We took a tour of the Oklahoma state capitol with a tour guide and two other people. The two others were a pair of long-time friends. One was a middle-aged woman from El Paso. The other was a middle-aged man from Atlanta who grew up in East Germany. After the tour, the five of us chatted for about ten minutes about our travels, our histories, and how those travels and histories impacted our present.
The East German Atlantan talked about visiting Lenin’s Tomb in Red Square. Julie mentioned she had visited Lenin’s Tomb as well, in 1999. The East German replied that he was there in 1987.
Ryan had a quick moment of thought followed by a quick moment of realization. “When you said you visited Russia in 1987, I wondered how you were able to do that during the Cold War,” he said to the man. “Then I realized that, living in East Germany, you were on the other side of the Iron Curtain, so you were simply traveling from one Eastern Bloc country to another.”
“Yes,” the man replied, and proceeded to talk of his experiences of the end of the Cold War.
“In November of 1989 the Berlin Wall fell. A work colleague of mine said, ‘I’m leaving this place and never coming back.’ A week later he was gone, and he never came back. Six weeks later my family went to West Berlin, then to West Germany.”
He moved to the United States around twenty years ago to get married. The marriage didn’t last, but he remained in America, which he loves.
“People don’t appreciate what they have here. The freedoms. This is a great country,” he said. “All the whining, whining. ‘I can’t have this. I can’t have that.’ You can have anything you want, but you have to make it happen.”

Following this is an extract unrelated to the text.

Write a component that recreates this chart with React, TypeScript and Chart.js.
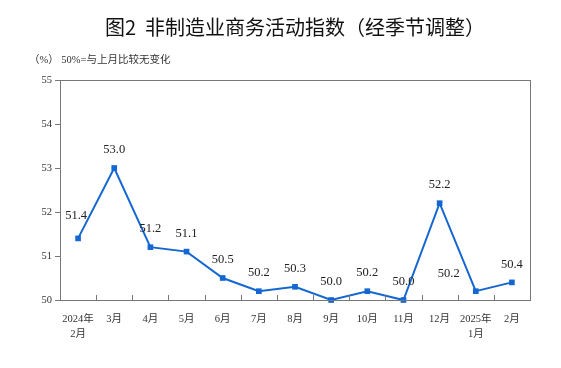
import React, { useEffect, useRef } from "react";
import { Chart, registerables } from "chart.js";

Chart.register(...registerables);

const TITLE = "图2  非制造业商务活动指数（经季节调整）";
const SUBTITLE = "（%） 50%=与上月比较无变化";
const categories: (string | string[])[] = [
  ["2024年", "2月"], "3月", "4月", "5月", "6月", "7月", "8月", "9月", "10月", "11月", "12月", ["2025年", "1月"], "2月",
];
const values = [51.4, 53.0, 51.2, 51.1, 50.5, 50.2, 50.3, 50.0, 50.2, 50.0, 52.2, 50.2, 50.4];
const yMin = 50;
const yMax = 55;
const yStep = 1;

const BLUE = "#1467d2";
const SERIF = '"Liberation Serif", "Noto Sans CJK SC", serif';

const decorPlugin = {
  id: "decor",
  afterDraw(chart: any) {
    const { ctx, chartArea } = chart;
    const { left, right, top, bottom } = chartArea;
    ctx.save();
    ctx.fillStyle = "#111";
    ctx.font = '20px "Noto Sans CJK SC", sans-serif';
    ctx.textAlign = "center";
    ctx.textBaseline = "middle";
    ctx.fillText(TITLE, 295, 27);
    ctx.font = "10.5px " + SERIF;
    ctx.fillStyle = "#333";
    ctx.textAlign = "left";
    ctx.fillText(SUBTITLE, 29, 60);
    ctx.strokeStyle = "#777";
    ctx.lineWidth = 1;
    ctx.strokeRect(Math.round(left) + 0.5, Math.round(top) + 0.5, Math.round(right - left), Math.round(bottom - top));
    const n = categories.length;
    const w = (right - left) / n;
    ctx.beginPath();
    for (let i = 1; i < n; i++) {
      const x = Math.round(left + i * w) + 0.5;
      ctx.moveTo(x, bottom);
      ctx.lineTo(x, bottom - 5);
    }
    ctx.stroke();
    ctx.restore();
  },
};

const labelPlugin = {
  id: "valueLabels",
  afterDatasetsDraw(chart: any) {
    const { ctx } = chart;
    const meta = chart.getDatasetMeta(0);
    ctx.save();
    ctx.font = "12.5px " + SERIF;
    ctx.fillStyle = "#222";
    ctx.textBaseline = "middle";
    meta.data.forEach((pt: any, i: number) => {
      const v = values[i];
      let dx = 0;
      let dy = -18;
      ctx.textAlign = "center";
      if (i === 0) {
        dx = -2;
        dy = -23;
      } else if (i === values.length - 2) {
        dx = -27;
        dy = -17;
      }
      ctx.fillText(v.toFixed(1), pt.x + dx, pt.y + dy);
    });
    ctx.restore();
  },
};

export default function App() {
  const ref = useRef<HTMLCanvasElement>(null);
  useEffect(() => {
    if (!ref.current) return;
    const chart = new Chart(ref.current, {
      type: "line",
      data: {
        labels: categories,
        datasets: [
          {
            data: values,
            borderColor: BLUE,
            backgroundColor: BLUE,
            borderWidth: 2,
            pointStyle: "rect",
            pointRadius: 4,
            pointBorderWidth: 0,
            tension: 0,
            clip: false as any,
          },
        ],
      },
      options: {
        responsive: false,
        animation: false,
        layout: { padding: { left: 0, top: 80, right: 31, bottom: 28 } },
        plugins: {
          legend: { display: false },
          tooltip: { enabled: false },
          title: { display: false },
        },
        scales: {
          x: {
            offset: true,
            grid: { display: false, offset: true },
            border: { display: false },
            ticks: {
              font: { family: SERIF, size: 10.5, lineHeight: 1.5 },
              color: "#333",
              padding: 3,
              maxRotation: 0,
              autoSkip: false,
            },
            afterFit(scale: any) {
              scale.height = 40;
            },
          },
          y: {
            min: yMin,
            max: yMax,
            grid: { drawOnChartArea: false, drawTicks: true, tickLength: 5, color: "#777" },
            border: { display: true, color: "#777" },
            ticks: {
              stepSize: yStep,
              font: { family: SERIF, size: 10.5 },
              color: "#333",
              padding: 3,
            },
            afterFit(scale: any) {
              scale.width = 60;
            },
          },
        },
      },
      plugins: [decorPlugin, labelPlugin],
    });
    return () => chart.destroy();
  }, []);
  return (
    <div style={{ position: "fixed", left: 0, top: 0, width: 561, height: 368, background: "#fff" }}>
      <canvas ref={ref} width={561} height={368} style={{ width: 561, height: 368 }} />
    </div>
  );
}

Such sentiments are often expressed by people in our country, but they land differently when spoken by someone who lived the contrast. This man spent the first several decades of his life under the Soviet regime, where he couldn’t have what he wanted, do what he wanted, or go where he wanted. He couldn’t even strive for those things, because they were prohibited or unavailable. One can have opinions on his views of America, but the view is different when you’ve lived on the other side of the Curtain.